Altogether, that’s been pretty much stuff. Yet, I can’t feel progress. I hope that’s going to change with this column.

go with the flow

It’s now for about five weeks that I have done almost nothing on my thesis. There were just too many other “important” things to be done. Like creating a poster for a workshop, reviewing papers and other peoples’ thesises, preparing a lab-tutorial for a lecture and going on seminars…

At least the seminar gave me the opportunity to talk about my thesis topic for at least twenty times, each time to a different person. With the questions a got back to be answered, I realized that the topic is going to be quite ambitious. “Workflows in a disaster management system.” I still have absolutely no idea what that could be.

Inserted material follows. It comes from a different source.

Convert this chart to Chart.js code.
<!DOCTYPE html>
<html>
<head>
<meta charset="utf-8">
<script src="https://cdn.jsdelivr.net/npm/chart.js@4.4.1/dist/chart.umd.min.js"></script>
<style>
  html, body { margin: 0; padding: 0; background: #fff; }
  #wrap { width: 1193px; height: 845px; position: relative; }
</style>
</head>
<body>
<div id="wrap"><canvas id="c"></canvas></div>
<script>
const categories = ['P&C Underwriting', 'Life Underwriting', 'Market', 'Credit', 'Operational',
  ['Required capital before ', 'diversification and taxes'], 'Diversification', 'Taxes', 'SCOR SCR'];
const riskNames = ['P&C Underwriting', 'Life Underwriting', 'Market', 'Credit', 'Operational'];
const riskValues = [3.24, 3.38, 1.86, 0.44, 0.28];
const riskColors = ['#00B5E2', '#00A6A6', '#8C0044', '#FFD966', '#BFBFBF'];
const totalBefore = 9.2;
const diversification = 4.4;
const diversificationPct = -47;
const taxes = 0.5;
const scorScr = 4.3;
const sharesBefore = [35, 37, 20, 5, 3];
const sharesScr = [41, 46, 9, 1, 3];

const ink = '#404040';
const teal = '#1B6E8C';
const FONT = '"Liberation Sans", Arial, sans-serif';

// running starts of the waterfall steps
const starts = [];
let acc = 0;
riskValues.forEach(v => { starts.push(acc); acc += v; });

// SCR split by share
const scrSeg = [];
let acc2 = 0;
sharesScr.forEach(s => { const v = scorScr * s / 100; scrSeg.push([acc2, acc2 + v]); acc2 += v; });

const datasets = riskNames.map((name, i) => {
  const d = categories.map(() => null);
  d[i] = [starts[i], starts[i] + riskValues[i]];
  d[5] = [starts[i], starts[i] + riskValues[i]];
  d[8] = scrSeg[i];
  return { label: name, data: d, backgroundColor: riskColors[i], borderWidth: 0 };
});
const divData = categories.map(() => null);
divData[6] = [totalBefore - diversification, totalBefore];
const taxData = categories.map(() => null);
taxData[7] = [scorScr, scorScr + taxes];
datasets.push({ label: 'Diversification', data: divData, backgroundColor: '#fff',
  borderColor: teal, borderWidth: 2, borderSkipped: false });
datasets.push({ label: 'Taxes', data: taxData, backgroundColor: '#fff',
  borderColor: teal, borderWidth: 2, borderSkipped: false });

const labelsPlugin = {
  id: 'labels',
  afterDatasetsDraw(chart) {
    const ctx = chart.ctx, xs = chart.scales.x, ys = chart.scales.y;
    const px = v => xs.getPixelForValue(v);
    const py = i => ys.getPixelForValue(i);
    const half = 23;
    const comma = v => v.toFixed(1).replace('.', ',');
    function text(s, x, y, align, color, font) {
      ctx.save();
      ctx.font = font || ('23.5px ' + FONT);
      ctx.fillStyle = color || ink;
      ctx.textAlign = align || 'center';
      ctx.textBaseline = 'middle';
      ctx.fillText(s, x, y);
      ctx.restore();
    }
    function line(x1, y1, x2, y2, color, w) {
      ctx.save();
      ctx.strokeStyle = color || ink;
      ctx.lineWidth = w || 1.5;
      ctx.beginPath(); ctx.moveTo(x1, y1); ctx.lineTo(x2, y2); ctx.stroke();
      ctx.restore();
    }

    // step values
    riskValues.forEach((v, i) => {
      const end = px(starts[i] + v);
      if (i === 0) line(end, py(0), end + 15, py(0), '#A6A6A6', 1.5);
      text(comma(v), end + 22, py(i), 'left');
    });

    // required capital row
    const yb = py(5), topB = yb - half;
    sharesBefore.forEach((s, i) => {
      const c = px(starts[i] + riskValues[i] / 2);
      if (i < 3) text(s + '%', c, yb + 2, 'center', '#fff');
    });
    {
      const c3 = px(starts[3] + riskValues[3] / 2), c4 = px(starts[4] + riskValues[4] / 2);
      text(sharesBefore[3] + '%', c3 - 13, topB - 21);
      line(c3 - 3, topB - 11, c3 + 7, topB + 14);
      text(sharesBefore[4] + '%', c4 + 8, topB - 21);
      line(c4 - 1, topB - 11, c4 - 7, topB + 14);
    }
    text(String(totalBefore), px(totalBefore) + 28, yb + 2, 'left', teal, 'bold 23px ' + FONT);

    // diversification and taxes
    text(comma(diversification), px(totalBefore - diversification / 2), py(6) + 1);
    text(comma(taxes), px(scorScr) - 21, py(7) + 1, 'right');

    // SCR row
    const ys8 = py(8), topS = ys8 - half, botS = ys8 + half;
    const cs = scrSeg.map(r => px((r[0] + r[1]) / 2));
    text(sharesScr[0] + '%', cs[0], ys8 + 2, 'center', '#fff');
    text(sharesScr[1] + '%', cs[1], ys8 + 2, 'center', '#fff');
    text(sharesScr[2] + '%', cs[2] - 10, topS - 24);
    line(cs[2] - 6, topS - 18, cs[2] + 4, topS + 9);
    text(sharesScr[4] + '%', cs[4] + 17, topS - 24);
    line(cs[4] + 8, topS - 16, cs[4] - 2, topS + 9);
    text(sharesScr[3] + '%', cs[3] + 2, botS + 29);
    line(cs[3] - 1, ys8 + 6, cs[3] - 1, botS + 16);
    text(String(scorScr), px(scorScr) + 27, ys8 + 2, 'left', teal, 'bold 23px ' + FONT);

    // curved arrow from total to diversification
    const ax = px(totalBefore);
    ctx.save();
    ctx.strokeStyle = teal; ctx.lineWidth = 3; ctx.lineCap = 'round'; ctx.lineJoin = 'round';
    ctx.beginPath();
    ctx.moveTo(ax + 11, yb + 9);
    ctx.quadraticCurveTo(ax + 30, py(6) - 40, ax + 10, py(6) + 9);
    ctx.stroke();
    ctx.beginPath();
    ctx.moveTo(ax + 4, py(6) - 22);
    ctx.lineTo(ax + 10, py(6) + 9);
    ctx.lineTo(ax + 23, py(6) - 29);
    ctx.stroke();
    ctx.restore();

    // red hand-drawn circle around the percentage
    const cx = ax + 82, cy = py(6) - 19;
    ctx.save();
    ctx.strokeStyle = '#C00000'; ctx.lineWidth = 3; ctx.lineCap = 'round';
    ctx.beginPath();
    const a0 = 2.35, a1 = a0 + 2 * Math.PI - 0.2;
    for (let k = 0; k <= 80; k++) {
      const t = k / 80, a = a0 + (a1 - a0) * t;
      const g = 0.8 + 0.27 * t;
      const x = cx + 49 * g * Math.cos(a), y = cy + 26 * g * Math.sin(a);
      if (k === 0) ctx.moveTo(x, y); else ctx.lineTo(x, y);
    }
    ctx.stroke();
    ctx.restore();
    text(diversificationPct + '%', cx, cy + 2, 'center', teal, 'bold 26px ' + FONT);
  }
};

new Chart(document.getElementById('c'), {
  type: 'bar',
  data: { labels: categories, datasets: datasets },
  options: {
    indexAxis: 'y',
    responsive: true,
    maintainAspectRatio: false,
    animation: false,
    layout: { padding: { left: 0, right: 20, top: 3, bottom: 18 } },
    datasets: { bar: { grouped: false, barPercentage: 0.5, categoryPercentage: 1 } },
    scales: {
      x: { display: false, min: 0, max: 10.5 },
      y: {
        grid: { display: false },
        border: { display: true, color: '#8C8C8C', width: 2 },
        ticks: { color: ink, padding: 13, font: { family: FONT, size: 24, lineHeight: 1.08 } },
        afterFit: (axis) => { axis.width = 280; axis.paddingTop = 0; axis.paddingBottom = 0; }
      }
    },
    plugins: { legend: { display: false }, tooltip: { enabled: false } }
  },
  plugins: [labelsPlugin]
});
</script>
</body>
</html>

Talking to a good friend of mine last weekend, the idea formed that I really should go out there to the people who actually do disaster management. They certainly will know their workflows (maybe they don’t use that term, but they’ll know them). The question for them is: are they going to like a system that supports them by telling who is going to do what and when? My question is: are their workflows interesting enough?

Besides that, I just re-checked my project outline. That one actually says that I shall also focus on workflows of a resource-managment-layer in a peer-to-peer-middleware architecture. Is there a difference in these two tasks or is it just the same? I’d prefer if there were no difference. Workflow is workflow, right?

the gap in between

Roughly five weeks have passed since I officially started the work on my PhD. In between I attended a summer school on the convergence of some quite-hype technologies like wireless sensor networks, RFID and peer-to-peer techologies, organized by people from the TU Darmstadt (DVS and KOM). I’m working on a paper about this with a bunch of really nice people. It’s gonne be interesting. I also spent some days in Eindhoven with my group from HU Berlin talking about the research in workflow modelling and analysis and starting a cooperation on common research interests.

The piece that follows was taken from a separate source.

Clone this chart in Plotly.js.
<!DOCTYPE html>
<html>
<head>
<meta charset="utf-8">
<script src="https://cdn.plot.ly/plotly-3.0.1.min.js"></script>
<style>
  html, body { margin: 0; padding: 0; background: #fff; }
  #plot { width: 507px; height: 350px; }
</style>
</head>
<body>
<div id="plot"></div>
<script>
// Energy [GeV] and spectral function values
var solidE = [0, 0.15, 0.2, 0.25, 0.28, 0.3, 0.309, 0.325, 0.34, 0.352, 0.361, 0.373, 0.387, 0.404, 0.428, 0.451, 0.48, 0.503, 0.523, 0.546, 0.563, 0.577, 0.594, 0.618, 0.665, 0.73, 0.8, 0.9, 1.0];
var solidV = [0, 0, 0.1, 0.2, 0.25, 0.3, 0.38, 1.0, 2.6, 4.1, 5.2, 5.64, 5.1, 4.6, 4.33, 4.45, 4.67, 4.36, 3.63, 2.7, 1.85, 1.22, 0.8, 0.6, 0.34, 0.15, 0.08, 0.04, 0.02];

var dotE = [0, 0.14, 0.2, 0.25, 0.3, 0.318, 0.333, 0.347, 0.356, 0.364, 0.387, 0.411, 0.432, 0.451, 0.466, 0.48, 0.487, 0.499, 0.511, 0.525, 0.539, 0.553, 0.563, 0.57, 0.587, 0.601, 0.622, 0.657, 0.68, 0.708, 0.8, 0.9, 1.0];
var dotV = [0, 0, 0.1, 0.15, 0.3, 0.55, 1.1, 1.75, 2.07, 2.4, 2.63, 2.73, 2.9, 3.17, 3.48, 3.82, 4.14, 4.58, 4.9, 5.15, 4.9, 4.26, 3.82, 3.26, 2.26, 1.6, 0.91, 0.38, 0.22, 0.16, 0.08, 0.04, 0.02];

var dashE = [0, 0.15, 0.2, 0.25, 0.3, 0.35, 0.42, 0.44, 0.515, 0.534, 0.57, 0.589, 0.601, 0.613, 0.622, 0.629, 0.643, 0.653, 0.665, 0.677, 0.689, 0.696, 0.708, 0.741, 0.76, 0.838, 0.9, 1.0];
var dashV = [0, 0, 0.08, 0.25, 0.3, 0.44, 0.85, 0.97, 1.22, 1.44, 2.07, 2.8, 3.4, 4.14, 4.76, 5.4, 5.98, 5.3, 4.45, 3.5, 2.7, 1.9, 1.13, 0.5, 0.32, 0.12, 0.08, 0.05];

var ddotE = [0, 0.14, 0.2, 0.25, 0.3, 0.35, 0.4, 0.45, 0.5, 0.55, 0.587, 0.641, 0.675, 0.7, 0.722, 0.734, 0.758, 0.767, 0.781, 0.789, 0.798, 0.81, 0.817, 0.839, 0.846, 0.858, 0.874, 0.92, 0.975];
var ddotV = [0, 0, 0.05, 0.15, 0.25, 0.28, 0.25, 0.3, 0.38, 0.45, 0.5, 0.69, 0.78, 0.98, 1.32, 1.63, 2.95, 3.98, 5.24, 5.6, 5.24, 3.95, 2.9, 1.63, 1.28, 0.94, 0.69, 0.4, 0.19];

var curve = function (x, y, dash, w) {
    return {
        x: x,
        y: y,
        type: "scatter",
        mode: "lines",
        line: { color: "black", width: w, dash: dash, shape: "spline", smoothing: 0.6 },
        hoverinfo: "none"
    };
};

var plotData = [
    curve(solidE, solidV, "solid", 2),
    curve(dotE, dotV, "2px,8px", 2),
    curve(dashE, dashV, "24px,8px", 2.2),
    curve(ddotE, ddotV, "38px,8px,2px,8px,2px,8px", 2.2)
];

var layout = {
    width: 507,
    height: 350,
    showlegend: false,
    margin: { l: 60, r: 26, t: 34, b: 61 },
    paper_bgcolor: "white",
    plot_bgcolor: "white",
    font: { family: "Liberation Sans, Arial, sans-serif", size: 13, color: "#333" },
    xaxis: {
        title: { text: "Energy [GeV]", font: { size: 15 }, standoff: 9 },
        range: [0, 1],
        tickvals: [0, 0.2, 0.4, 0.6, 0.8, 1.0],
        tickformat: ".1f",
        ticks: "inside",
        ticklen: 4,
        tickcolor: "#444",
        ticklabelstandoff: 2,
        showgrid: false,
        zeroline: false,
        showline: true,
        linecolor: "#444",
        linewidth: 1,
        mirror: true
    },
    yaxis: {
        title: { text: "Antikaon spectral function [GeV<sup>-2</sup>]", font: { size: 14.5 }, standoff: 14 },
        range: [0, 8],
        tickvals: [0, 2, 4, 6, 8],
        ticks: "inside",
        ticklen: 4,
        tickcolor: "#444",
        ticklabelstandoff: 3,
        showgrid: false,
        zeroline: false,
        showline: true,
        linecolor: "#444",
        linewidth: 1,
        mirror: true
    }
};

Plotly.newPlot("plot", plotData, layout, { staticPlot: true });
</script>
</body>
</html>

In the last three weeks I realized that there is some hap between the idea of having a distributedly designed infrastructure for disaster management and designing applications for these things, which is meant to be the topic of my PhD thesis. The meta-problem seems to be that the these ultra-cool wireless sensor networks won’t be doing much more than sensing and smart routing of data. Not much of a workflow there. But if workflows are meant to be used in a setting with tens or hundreds of thousands of nodes and interconnected devices to assist in disaster management and recovery, where are they going to appear? And assuming we have an answer for that: who or what is going to execute or enact them? The answer to the latter problem is quite likely: some central node with lots of computing power. But we already know how that works (more or less) and there won’t be a new research challenge for me.

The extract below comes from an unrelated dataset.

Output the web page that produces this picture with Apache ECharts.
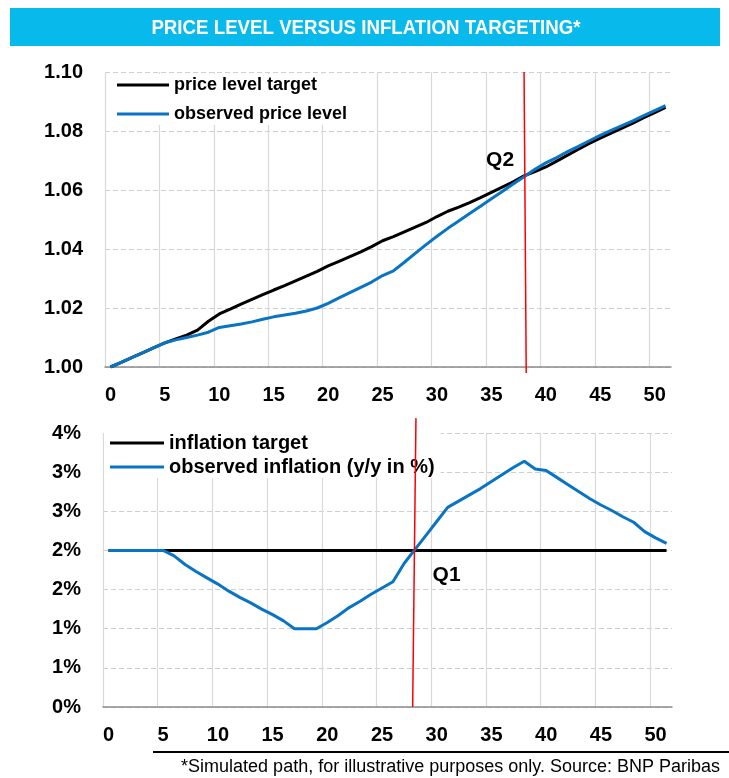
<!DOCTYPE html>
<html>
<head>
<meta charset="utf-8">
<script src="https://cdn.jsdelivr.net/npm/echarts@6/dist/echarts.min.js"></script>
<style>
  html, body { margin: 0; padding: 0; background: #fff; }
  #chart { width: 729px; height: 778px; }
</style>
</head>
<body>
<div id="chart"></div>
<script>
// 数据
const periods = ['0','1','2','3','4','5','6','7','8','9','10','11','12','13','14','15','16','17','18','19','20','21','22','23','24','25',
  '26','27','28','29','30','31','32','33','34','35','36','37','38','39','40','41','42','43','44','45','46','47','48','49','50','51']

// price level target
const priceTarget = [1.0000,1.0016,1.0033,1.0049,1.0066,1.0082,1.0095,1.0108,1.0125,1.0155,1.0180,1.0196,1.0213,1.0229,1.0245,1.0261,
  1.0276,1.0292,1.0308,1.0324,1.0343,1.0358,1.0374,1.0390,1.0408,1.0428,1.0442,1.0458,1.0474,1.0490,1.0510,1.0528,1.0542,1.0557,1.0574,
  1.0592,1.0610,1.0628,1.0648,1.0662,1.0678,1.0698,1.0718,1.0738,1.0758,1.0776,1.0793,1.0810,1.0827,1.0845,1.0862,1.0880]

// observed price level
const priceObserved = [1.0000,1.0016,1.0033,1.0049,1.0066,1.0082,1.0092,1.0100,1.0108,1.0118,1.0134,1.0140,1.0146,1.0153,1.0162,1.0170,
  1.0176,1.0182,1.0190,1.0200,1.0216,1.0234,1.0252,1.0270,1.0288,1.0310,1.0326,1.0355,1.0385,1.0415,1.0443,1.0470,1.0495,1.0520,1.0545,
  1.0570,1.0595,1.0620,1.0645,1.0670,1.0692,1.0710,1.0730,1.0748,1.0767,1.0785,1.0802,1.0818,1.0834,1.0852,1.0869,1.0886]

// inflation target (%)
const inflationTarget = [2,2,2,2,2,2,2,2,2,2,2,2,2,2,2,2,2,2,2,2,2,2,2,2,2,2,2,2,2,2,2,2,2,2,2,2,2,2,2,2,2,2,2,2,2,2,2,2,2,2,2,2]

// observed inflation (y/y in %)
const inflationObserved = [2.00,2.00,2.00,2.00,2.00,2.00,1.93,1.82,1.73,1.65,1.57,1.48,1.40,1.33,1.25,1.18,1.10,1.00,1.00,1.00,1.08,1.17,
  1.27,1.35,1.44,1.52,1.60,1.83,2.01,2.19,2.37,2.55,2.63,2.71,2.79,2.88,2.97,3.06,3.14,3.04,3.02,2.93,2.84,2.75,2.66,2.58,2.51,2.43,
  2.36,2.24,2.16,2.09]

// y轴刻度
const priceTicks = [1.00, 1.02, 1.04, 1.06, 1.08, 1.10]
const inflationTicks = [0, 0.5, 1, 1.5, 2, 2.5, 3, 3.5]

// Q1 / Q2 标注（红线位置，按期数）
const q2Line = [[38.0, 1.100], [38.2, 0.998]]
const q1Line = [[28.1, 3.69], [27.8, 0]]
const q2Label = [[35.8, 1.0702]]
const q1Label = [[30.9, 1.68]]

const FONT = '"Liberation Sans Narrow", "Arial Narrow", "Liberation Sans", Arial, sans-serif'
const BLUE = '#0a74c4'

const myChart = echarts.init(document.querySelector('#chart'))

function catAxis(gridIndex) {
  return {
    type: 'category',
    gridIndex,
    data: periods,
    boundaryGap: true,
    axisLine: { lineStyle: { color: '#8c8c8c', width: 1.5 } },
    axisTick: { interval: 4, length: 6, lineStyle: { color: '#8c8c8c', width: 1.5 } },
    axisLabel: { interval: 4, color: '#000', fontFamily: FONT, fontWeight: 'bold', fontSize: 20, margin: 18 },
    splitLine: { show: true, interval: 4, showMaxLine: false, lineStyle: { color: '#d9d9d9', width: 1.2 } }
  }
}

function hiddenAxis(gridIndex) {
  return { type: 'value', gridIndex, min: -0.5, max: 51.5, show: false }
}

const yLabel = { color: '#000', fontFamily: FONT, fontWeight: 'bold', fontSize: 20, margin: 22 }
const yGrid = { show: true, lineStyle: { color: '#cfcfcf', type: [5, 3], width: 1.2 } }
const qLabel = { show: true, position: 'inside', color: '#000', fontFamily: FONT, fontWeight: 'bold', fontSize: 21 }

option = {
  backgroundColor: '#fff',
  animation: false,
  graphic: [
    { type: 'rect', z: -1, shape: { x: 10, y: 8, width: 710, height: 38 }, style: { fill: '#08b9ec' } },
    {
      type: 'text', x: 366, y: 28, scaleX: 0.89,
      style: {
        text: 'PRICE LEVEL VERSUS INFLATION TARGETING*', fill: '#fff',
        font: 'bold 21px ' + FONT, textAlign: 'center', textVerticalAlign: 'middle'
      }
    },
    { type: 'line', shape: { x1: 153, y1: 752, x2: 729, y2: 752 }, style: { stroke: '#000', lineWidth: 2 } },
    {
      type: 'text', x: 720, y: 767,
      style: {
        text: '*Simulated path, for illustrative purposes only. Source: BNP Paribas', fill: '#000',
        font: '18px ' + FONT, textAlign: 'right', textVerticalAlign: 'middle'
      }
    }
  ],
  grid: [
    { left: 105, top: 72, width: 566, height: 295 },
    { left: 103, top: 433, width: 569, height: 274 }
  ],
  legend: [
    {
      data: ['price level target', 'observed price level'],
      orient: 'vertical', left: 111, top: 74, itemGap: 11,
      icon: 'rect', itemWidth: 52, itemHeight: 3,
      backgroundColor: '#fff', padding: [2, 6, 2, 6],
      textStyle: { color: '#000', fontFamily: FONT, fontWeight: 'bold', fontSize: 18 }
    },
    {
      data: ['inflation target', 'observed inflation (y/y in %)'],
      orient: 'vertical', left: 104, top: 432, itemGap: 4,
      icon: 'rect', itemWidth: 54, itemHeight: 3,
      backgroundColor: '#fff', padding: [1, 6, 1, 6],
      textStyle: { color: '#000', fontFamily: FONT, fontWeight: 'bold', fontSize: 20 }
    }
  ],
  xAxis: [catAxis(0), catAxis(1), hiddenAxis(0), hiddenAxis(1)],
  yAxis: [
    {
      type: 'value', gridIndex: 0,
      min: priceTicks[0], max: priceTicks[priceTicks.length - 1], interval: 0.02,
      axisLine: { show: false }, axisTick: { show: false },
      axisLabel: { ...yLabel, formatter: v => v.toFixed(2) },
      splitLine: yGrid
    },
    {
      type: 'value', gridIndex: 1,
      min: inflationTicks[0], max: inflationTicks[inflationTicks.length - 1], interval: 0.5,
      axisLine: { show: false }, axisTick: { show: false },
      axisLabel: { ...yLabel, formatter: v => Math.round(v) + '%' },
      splitLine: yGrid
    }
  ],
  series: [
    {
      name: 'price level target', type: 'line', xAxisIndex: 0, yAxisIndex: 0,
      data: priceTarget, symbol: 'none', z: 3,
      lineStyle: { color: '#000', width: 3 }, itemStyle: { color: '#000' }
    },
    {
      name: 'observed price level', type: 'line', xAxisIndex: 0, yAxisIndex: 0,
      data: priceObserved, symbol: 'none', z: 4,
      lineStyle: { color: BLUE, width: 3 }, itemStyle: { color: BLUE }
    },
    {
      name: 'inflation target', type: 'line', xAxisIndex: 1, yAxisIndex: 1,
      data: inflationTarget, symbol: 'none', z: 3,
      lineStyle: { color: '#000', width: 3 }, itemStyle: { color: '#000' }
    },
    {
      name: 'observed inflation (y/y in %)', type: 'line', xAxisIndex: 1, yAxisIndex: 1,
      data: inflationObserved, symbol: 'none', z: 4,
      lineStyle: { color: BLUE, width: 3 }, itemStyle: { color: BLUE }
    },
    // 红线 Q2
    {
      type: 'line', xAxisIndex: 2, yAxisIndex: 0, data: q2Line, symbol: 'none', clip: false, z: 5,
      lineStyle: { color: '#ff0000', width: 1.5 }
    },
    // 红线 Q1
    {
      type: 'line', xAxisIndex: 3, yAxisIndex: 1, data: q1Line, symbol: 'none', clip: false, z: 5,
      lineStyle: { color: '#ff0000', width: 1.5 }
    },
    {
      type: 'scatter', xAxisIndex: 2, yAxisIndex: 0, data: q2Label, symbolSize: 0, z: 6,
      itemStyle: { opacity: 1 }, label: { ...qLabel, formatter: 'Q2' }
    },
    {
      type: 'scatter', xAxisIndex: 3, yAxisIndex: 1, data: q1Label, symbolSize: 0, z: 6,
      itemStyle: { opacity: 1 }, label: { ...qLabel, formatter: 'Q1' }
    }
  ]
}

myChart.setOption(option)
</script>
</body>
</html>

Without forgetting about the second question (still hoping for a more challenging answer), I am currently turning to the first question. I might answer it with these new questions:

  • What is a workflow in a disaster management system?
  • What does it look like?
  • What makes it different from other workflows?
  • Do we need new formal methods to do so?
  • How does self-organization and adaptivity affect these workflows?

One thing that is quite likely to be different and which is a little bit out of focus in the current workflow research are data and resources, which are a crucuial thing in disaster management systems at least. Could be a starting point.